Choosing the right stack depends on existing infrastructure, team expertise, and scalability needs. Many industrial organizations adopt a hybrid approach, using edge devices for low-latency processing and cloud services for long-term analytics.
Case Study: Refactoring a Legacy SCADA System
Consider a mid-sized chemical plant using a 15-year-old SCADA system that polled PLCs every five seconds. This approach missed transient events like valve fluctuations and caused dashboard updates to lag by up to 30 seconds. The refactoring plan included:
- Modularization: Split the monolithic SCADA into an ingestion service (using MQTT), a stream processor (Kafka Streams), and a dashboard frontend.
- Event-Driven Ingestion: PLCs published events upon state changes or at one-second intervals, reducing polling overhead.
- Edge Processing: A local gateway performed initial anomaly detection and filtered normal variations, sending only significant events to the central Kafka cluster.
- Time-Series Database: Replaced the legacy historian with InfluxDB, configured with a retention policy to downsample data older than 30 days.
- Dashboard Modernization: Built new dashboards with Grafana, while Directus managed user roles and per-plant dashboard configurations.
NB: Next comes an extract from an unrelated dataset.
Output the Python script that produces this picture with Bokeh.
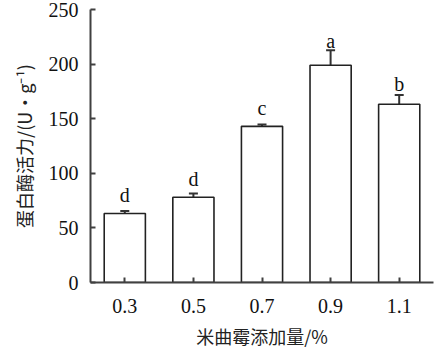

Results: Latency dropped to below 200 milliseconds, system uptime increased, and the plant reduced unplanned downtime by 18% in the first year. The modular architecture also allowed easy integration of new sensors and third-party analytics tools.
Future Trends in Real-Time Monitoring for Industrial Engineering
AI and Machine Learning at the Edge
Refactoring systems to support real-time AI inference on edge devices is gaining traction. Models for predictive maintenance or quality inspection can run locally, making millisecond decisions without cloud dependency. This requires architectures that can deploy, update, and scale ML models seamlessly.
Digital Twins
Digital twins—virtual replicas of physical assets—rely on real-time data streams for accurate simulation. Refactored systems must provide bidirectional data flows (sensor data to twin, and twin predictions back to control systems) with low latency. Event-driven architectures are a natural fit.
Open Standards and Interoperability
Initiatives like OPC-UA over MQTT and the Industrial Internet Consortium are pushing for standardized data models. Refactored systems should embrace these standards to simplify integration across disparate equipment and ERP systems.
Conclusion
Refactoring industrial engineering applications for real-time monitoring is not merely a technical exercise—it is a strategic imperative. By moving away from monolithic, polling-based architectures toward modular, event-driven, and asynchronous designs, organizations can achieve the responsiveness and scalability demanded by modern Industry 4.0 environments. Tools like Directus, Apache Kafka, and InfluxDB provide the building blocks for such transformations, while best practices like incremental migration and thorough testing mitigate risks. As real-time capabilities become central to operational excellence, continuous refactoring ensures that systems remain agile, reliable, and ready for emerging technologies like edge AI and digital twins. Industrial engineers and software developers should collaborate closely, prioritizing clean modularization and data pipeline optimization to unlock the full potential of real-time monitoring.